C Language Classifying characters from a string


#include <ctype.h>
#include <stddef.h>

typedef struct {
  size_t space;
  size_t alnum;
  size_t punct;
} chartypes;

chartypes classify(const char *s) {
  chartypes types = { 0, 0, 0 };
  const char *p;
  for (p= s; p != '\0'; p++) {
    types.space += !!isspace((unsigned char)*p);
    types.alnum += !!isalnum((unsigned char)*p);
    types.punct += !!ispunct((unsigned char)*p);

  return types;

The classify function examines all characters from a string and counts the number of spaces, alphanumeric and punctuation characters. It avoids several pitfalls.

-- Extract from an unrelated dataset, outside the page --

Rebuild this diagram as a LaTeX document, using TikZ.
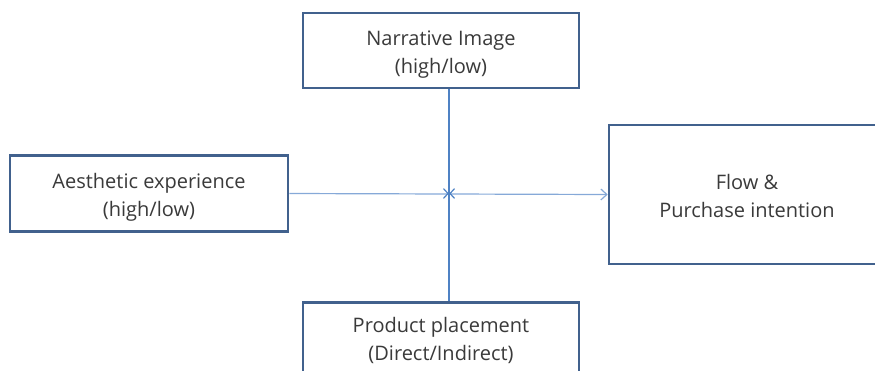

  • The character classification functions (e.g. isspace) expect their argument to be either representable as an unsigned char, or the value of the EOF macro.
  • The expression *p is of type char and must therefore be converted to match the above wording.
  • The char type is defined to be equivalent to either signed char or unsigned char.
  • When char is equivalent to unsigned char, there is no problem, since every possible value of the char type is representable as unsigned char.
  • When char is equivalent to signed char, it must be converted to unsigned char before being passed to the character classification functions. And although the value of the character may change because of this conversion, this is exactly what these functions expect.
  • The return value of the character classification functions only distinguishes between zero (meaning false) and nonzero (meaning true). For counting the number of occurrences, this value needs to be converted to a 1 or 0, which is done by the double negation, !!.